Who will interpret "Islamic law", or formulate those laws?
A secular judge? Secular politicians?
Historically, the actual rulers of Islamic states and their subordinate governors (the "executive branch", if you will) has been composed of people who were, of course, devout Muslims, but who weren't members of the
Ulama. That is, the people responsible for making decisions of statecraft, military decisions, even sometimes basic judicial decisions (to an extent...this could and did vary) were not theologians, and didn't make any decisions about points of Islamic law. However, the decisions of these rulers did have to be in line with the
fatwa issued by those actual theologians, and the governors and rulers were often advised by councils of
fuqaha and such.
A really rough comparison would be how the medieval European nobility were not members of the clergy, but still had to rule in line with the principles of Christianity as interpreted and handed down by the clergy, and had to obey Papal and even Episcopal rulings, with high-ranking members of the Church often acting in an advisory capacity when the ruler was making a decision. This isn't an
exact comparison, since the church/state separation happened in European Christianity in a way that it really didn't in Islam, but it at least gives you an idea of how non-clerical rulers can rule according to theological dictates, without those clerics being the actual rulers themselves.

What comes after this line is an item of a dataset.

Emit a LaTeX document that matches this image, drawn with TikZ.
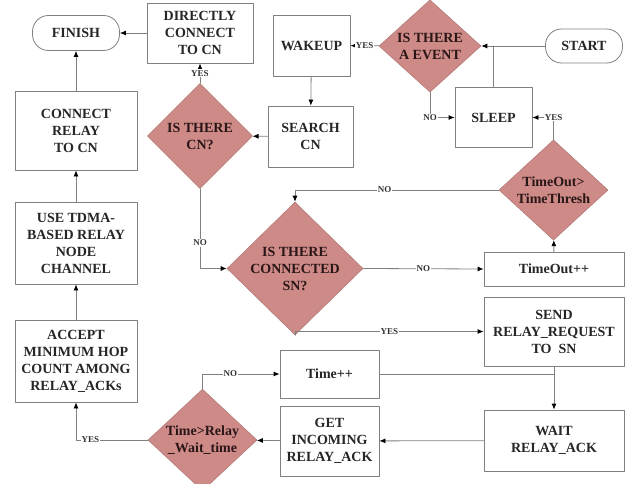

Where Khomeinism diverged from the above pattern was in taking the old Shia principle of
veliyat-e-faqih (though it's not
really all that old) which says that only the
fuqaha, or Islamic theologians who are trained in and focus specifically on the legalistic aspects of that theology (ie, what you can and can't do, as opposed to general theological questions like "what's heaven like") can make rulings and changes to those legalistic theological aspects, and expanding it to cover
everything. That is, instead of merely determining who can be married and deciding legal disputes according to
sharia and letting a non-clerical ruler handle things like military campaigns or opening a new trade route with a neighboring territory,
all of those things would now be handled by one person. And that one person would be a trained and capable
Alim, making the sole and definitive decisions regarding
everything for the entire nation.
As another really really rough comparison, think about the US governmental division of powers. The President is not a member of either Congress or the Supreme Court, but while he can act independently to a degree, his freedom of action is constrained by what Congress instructs and what the Supreme Court interprets. In the style of Islamic rule apparently envisioned by the Brotherhood, simply replace the Supreme Court (and possibly Congress...the Brotherhood has waffled over the years on just how much democracy their hoped-for New Caliphate will actually contain) with a body of Islamic clerics and theologians. Now contrast that to a governmental structure like Iran, which replaces all
three with, effectively, the Pope, who can rule on anything from the legality of a law to who the army is going to invade, all on his own accord.
EDIT: I can't believe I overlooked this in all the above, but Saudi Arabia is, in its basic arrangement, similar to what I mean. The monarchs aren't clerics or theologians, and can technically do whatever they want, but the clerics in the judiciary and the advisory in practice constrain the monarch's actions. Saudi Arabia lacks several of the important elements that the Brotherhood hopes to establish in their hypothetical government, however, and the drift of the Salafi impulse is different between the
Ulema of each country, so Egypt under the Brotherhood won't look exactly like Saudi Arabia. But it'll look a lot closer to that than it will to Iran in terms of basic governmental organization.